- Language Tips
RIO DE JANEIRO - Brazil's sports minister Aldo Rebelo has reiterated his desire to overhaul the country's football calendar in a bid to revitalize its foundering domestic competitions.
But in doing so he has set the government on a collision course with the Brazilian Football Confederation (CBF). Not to mention highlight how political maneuvering can shape sport in South America's biggest country.
Speaking during an event on Monday, Rebelo said it was time Brazil acted to stop the vacuum of home grown talent to European clubs.
"We are a country that has participated in every World Cup and that has won the tournament five times, more than any other team," Rebelo said. "But we have only two per cent of football's financial wealth while England has more than 30 percent and Germany 23 percent."
"Our clubs have missed out on international exposure and we need to make the most of the 2014 World Cup to change this panorama".

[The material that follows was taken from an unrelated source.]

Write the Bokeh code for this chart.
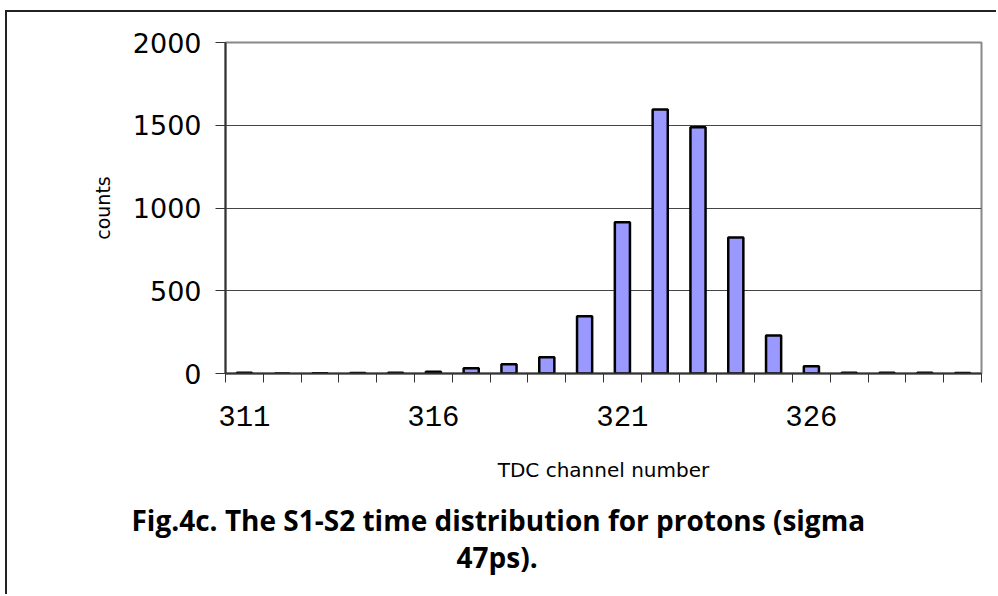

The government last week announced the formation of a football task force charged with addressing the dire financial plight of local clubs.
The initiative, which includes a proposal to cap player salaries, could see the government waive taxes of up to one billion US-dollars currently owed by clubs to Brazil's treasury.
It also flags a plan to streamline the cluttered calendar by bringing it line with European football.
Under the current format, which begins in January and ends in early December, Brazil's top-flight clubs play in two domestic championships, a cup competition and continental tournaments.
Proponents of a change say a break corresponding with the northern hemisphere summer would allow local clubs to gain international exposure by playing friendlies against Europe's top teams during their pre-season.
There are also increasing calls for the reduction - or even abolition - of Brazil's state championships, which last almost five months despite drawing dismal crowds and television ratings.
Rio de Janeiro's Campeonato Carioca, which includes Brazilian giants Flamengo, Fluminense, Vasco da Gama and Botafogo, has this year attracted average crowds of less than 3,000 paying fans.
The government's pronouncement on the calendar issue was last Friday (April 26) rebuked by CBF president Jose Maria Marin via a statement on the body's website.
"In addition to sounding like intervention, for not being the minister of sport's duty to make changes to the calendar, the correct forums for this discussion are the CBF, the state federations and the clubs," the statement read.
Therein lies the issue. Drawn-out state-league competitions, while seen as an anachronism to most, are vital to Brazil's myriad lower-tier clubs who need their two matches a year against Flamengo, Corinthians et al to stay financially solvent.
Fair enough? Perhaps. If not for the fact that it is the support of those very clubs that Marin needs to stay in power.